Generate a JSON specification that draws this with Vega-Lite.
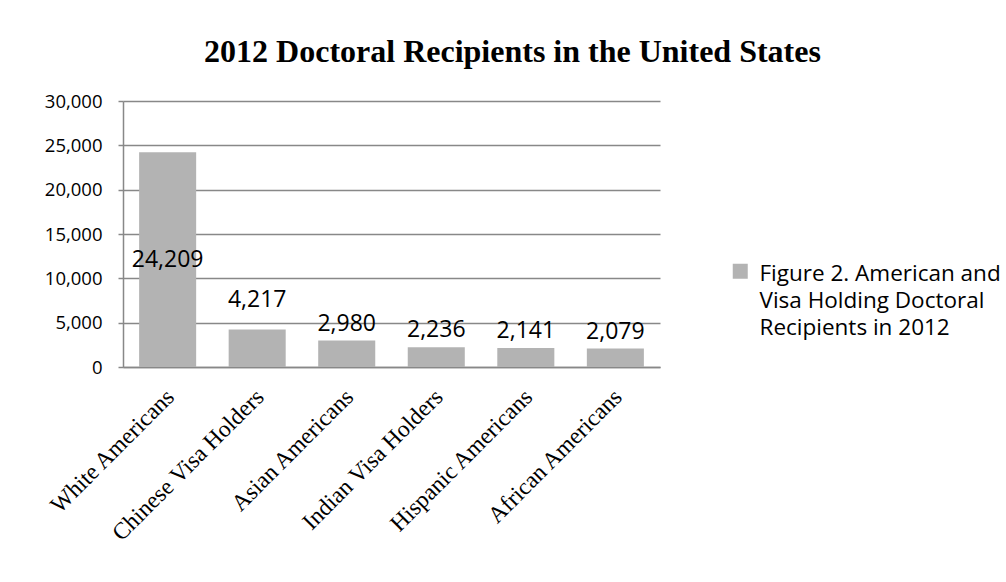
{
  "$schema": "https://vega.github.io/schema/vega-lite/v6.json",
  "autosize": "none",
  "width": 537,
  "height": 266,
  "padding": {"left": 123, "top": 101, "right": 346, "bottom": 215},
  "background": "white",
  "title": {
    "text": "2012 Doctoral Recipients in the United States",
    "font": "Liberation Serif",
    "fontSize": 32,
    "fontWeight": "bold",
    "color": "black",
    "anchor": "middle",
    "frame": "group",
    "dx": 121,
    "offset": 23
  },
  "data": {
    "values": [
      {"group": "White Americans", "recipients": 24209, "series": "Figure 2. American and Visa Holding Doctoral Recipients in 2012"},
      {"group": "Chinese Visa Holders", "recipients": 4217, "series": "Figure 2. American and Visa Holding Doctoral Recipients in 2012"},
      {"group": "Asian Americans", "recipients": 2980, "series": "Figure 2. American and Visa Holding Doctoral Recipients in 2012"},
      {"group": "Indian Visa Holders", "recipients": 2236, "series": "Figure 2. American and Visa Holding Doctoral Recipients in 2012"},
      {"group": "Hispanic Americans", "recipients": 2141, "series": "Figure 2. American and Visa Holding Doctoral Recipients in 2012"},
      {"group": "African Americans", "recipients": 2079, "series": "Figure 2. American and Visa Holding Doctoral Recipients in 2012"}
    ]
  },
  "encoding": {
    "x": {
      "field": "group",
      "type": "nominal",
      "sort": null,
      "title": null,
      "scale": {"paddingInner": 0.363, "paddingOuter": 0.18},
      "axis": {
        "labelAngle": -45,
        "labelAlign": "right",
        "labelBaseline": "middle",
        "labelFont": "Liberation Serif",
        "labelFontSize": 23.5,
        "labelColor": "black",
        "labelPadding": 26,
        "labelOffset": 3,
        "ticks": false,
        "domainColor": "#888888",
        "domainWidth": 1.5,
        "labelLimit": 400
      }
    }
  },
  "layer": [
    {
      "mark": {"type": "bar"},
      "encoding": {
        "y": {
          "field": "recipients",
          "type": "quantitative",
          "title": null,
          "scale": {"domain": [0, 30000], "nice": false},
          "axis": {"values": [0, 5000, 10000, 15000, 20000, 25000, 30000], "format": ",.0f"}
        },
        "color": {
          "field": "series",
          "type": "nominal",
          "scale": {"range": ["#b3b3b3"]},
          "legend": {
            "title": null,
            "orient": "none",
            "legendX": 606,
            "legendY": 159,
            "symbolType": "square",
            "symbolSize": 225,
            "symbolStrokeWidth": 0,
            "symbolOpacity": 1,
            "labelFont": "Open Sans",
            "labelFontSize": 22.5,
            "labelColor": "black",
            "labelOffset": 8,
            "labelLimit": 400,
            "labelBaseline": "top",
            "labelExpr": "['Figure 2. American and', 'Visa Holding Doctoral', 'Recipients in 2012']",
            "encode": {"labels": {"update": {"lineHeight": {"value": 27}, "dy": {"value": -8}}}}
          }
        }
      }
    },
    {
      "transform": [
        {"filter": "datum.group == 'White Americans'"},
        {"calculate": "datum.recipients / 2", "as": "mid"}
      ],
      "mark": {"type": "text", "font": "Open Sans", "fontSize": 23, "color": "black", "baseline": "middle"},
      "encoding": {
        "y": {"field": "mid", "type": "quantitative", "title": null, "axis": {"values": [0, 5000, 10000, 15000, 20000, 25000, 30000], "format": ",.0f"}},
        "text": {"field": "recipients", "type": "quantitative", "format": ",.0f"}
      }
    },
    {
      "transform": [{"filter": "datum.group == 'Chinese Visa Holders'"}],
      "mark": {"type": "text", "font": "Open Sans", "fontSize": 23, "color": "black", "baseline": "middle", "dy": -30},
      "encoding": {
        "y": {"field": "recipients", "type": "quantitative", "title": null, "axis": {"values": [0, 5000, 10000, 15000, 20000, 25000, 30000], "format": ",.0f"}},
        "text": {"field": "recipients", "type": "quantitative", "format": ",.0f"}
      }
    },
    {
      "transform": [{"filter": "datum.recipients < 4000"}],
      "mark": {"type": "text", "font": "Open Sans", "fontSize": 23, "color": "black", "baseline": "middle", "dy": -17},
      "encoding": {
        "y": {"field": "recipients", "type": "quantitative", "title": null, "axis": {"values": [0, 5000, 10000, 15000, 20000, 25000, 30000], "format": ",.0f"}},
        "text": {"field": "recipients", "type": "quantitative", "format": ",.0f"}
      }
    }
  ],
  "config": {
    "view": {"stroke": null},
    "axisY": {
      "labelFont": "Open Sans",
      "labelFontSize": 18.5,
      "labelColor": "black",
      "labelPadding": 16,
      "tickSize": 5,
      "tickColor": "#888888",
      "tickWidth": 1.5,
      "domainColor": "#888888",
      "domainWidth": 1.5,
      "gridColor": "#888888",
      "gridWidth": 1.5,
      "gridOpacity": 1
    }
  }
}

_ _ _ _

Without the pictures, write out the whole listing above exactly as it appears.

- Answer -
Generate a JSON specification that draws this with Vega-Lite.
{
  "$schema": "https://vega.github.io/schema/vega-lite/v6.json",
  "autosize": "none",
  "width": 537,
  "height": 266,
  "padding": {"left": 123, "top": 101, "right": 346, "bottom": 215},
  "background": "white",
  "title": {
    "text": "2012 Doctoral Recipients in the United States",
    "font": "Liberation Serif",
    "fontSize": 32,
    "fontWeight": "bold",
    "color": "black",
    "anchor": "middle",
    "frame": "group",
    "dx": 121,
    "offset": 23
  },
  "data": {
    "values": [
      {"group": "White Americans", "recipients": 24209, "series": "Figure 2. American and Visa Holding Doctoral Recipients in 2012"},
      {"group": "Chinese Visa Holders", "recipients": 4217, "series": "Figure 2. American and Visa Holding Doctoral Recipients in 2012"},
      {"group": "Asian Americans", "recipients": 2980, "series": "Figure 2. American and Visa Holding Doctoral Recipients in 2012"},
      {"group": "Indian Visa Holders", "recipients": 2236, "series": "Figure 2. American and Visa Holding Doctoral Recipients in 2012"},
      {"group": "Hispanic Americans", "recipients": 2141, "series": "Figure 2. American and Visa Holding Doctoral Recipients in 2012"},
      {"group": "African Americans", "recipients": 2079, "series": "Figure 2. American and Visa Holding Doctoral Recipients in 2012"}
    ]
  },
  "encoding": {
    "x": {
      "field": "group",
      "type": "nominal",
      "sort": null,
      "title": null,
      "scale": {"paddingInner": 0.363, "paddingOuter": 0.18},
      "axis": {
        "labelAngle": -45,
        "labelAlign": "right",
        "labelBaseline": "middle",
        "labelFont": "Liberation Serif",
        "labelFontSize": 23.5,
        "labelColor": "black",
        "labelPadding": 26,
        "labelOffset": 3,
        "ticks": false,
        "domainColor": "#888888",
        "domainWidth": 1.5,
        "labelLimit": 400
      }
    }
  },
  "layer": [
    {
      "mark": {"type": "bar"},
      "encoding": {
        "y": {
          "field": "recipients",
          "type": "quantitative",
          "title": null,
          "scale": {"domain": [0, 30000], "nice": false},
          "axis": {"values": [0, 5000, 10000, 15000, 20000, 25000, 30000], "format": ",.0f"}
        },
        "color": {
          "field": "series",
          "type": "nominal",
          "scale": {"range": ["#b3b3b3"]},
          "legend": {
            "title": null,
            "orient": "none",
            "legendX": 606,
            "legendY": 159,
            "symbolType": "square",
            "symbolSize": 225,
            "symbolStrokeWidth": 0,
            "symbolOpacity": 1,
            "labelFont": "Open Sans",
            "labelFontSize": 22.5,
            "labelColor": "black",
            "labelOffset": 8,
            "labelLimit": 400,
            "labelBaseline": "top",
            "labelExpr": "['Figure 2. American and', 'Visa Holding Doctoral', 'Recipients in 2012']",
            "encode": {"labels": {"update": {"lineHeight": {"value": 27}, "dy": {"value": -8}}}}
          }
        }
      }
    },
    {
      "transform": [
        {"filter": "datum.group == 'White Americans'"},
        {"calculate": "datum.recipients / 2", "as": "mid"}
      ],
      "mark": {"type": "text", "font": "Open Sans", "fontSize": 23, "color": "black", "baseline": "middle"},
      "encoding": {
        "y": {"field": "mid", "type": "quantitative", "title": null, "axis": {"values": [0, 5000, 10000, 15000, 20000, 25000, 30000], "format": ",.0f"}},
        "text": {"field": "recipients", "type": "quantitative", "format": ",.0f"}
      }
    },
    {
      "transform": [{"filter": "datum.group == 'Chinese Visa Holders'"}],
      "mark": {"type": "text", "font": "Open Sans", "fontSize": 23, "color": "black", "baseline": "middle", "dy": -30},
      "encoding": {
        "y": {"field": "recipients", "type": "quantitative", "title": null, "axis": {"values": [0, 5000, 10000, 15000, 20000, 25000, 30000], "format": ",.0f"}},
        "text": {"field": "recipients", "type": "quantitative", "format": ",.0f"}
      }
    },
    {
      "transform": [{"filter": "datum.recipients < 4000"}],
      "mark": {"type": "text", "font": "Open Sans", "fontSize": 23, "color": "black", "baseline": "middle", "dy": -17},
      "encoding": {
        "y": {"field": "recipients", "type": "quantitative", "title": null, "axis": {"values": [0, 5000, 10000, 15000, 20000, 25000, 30000], "format": ",.0f"}},
        "text": {"field": "recipients", "type": "quantitative", "format": ",.0f"}
      }
    }
  ],
  "config": {
    "view": {"stroke": null},
    "axisY": {
      "labelFont": "Open Sans",
      "labelFontSize": 18.5,
      "labelColor": "black",
      "labelPadding": 16,
      "tickSize": 5,
      "tickColor": "#888888",
      "tickWidth": 1.5,
      "domainColor": "#888888",
      "domainWidth": 1.5,
      "gridColor": "#888888",
      "gridWidth": 1.5,
      "gridOpacity": 1
    }
  }
}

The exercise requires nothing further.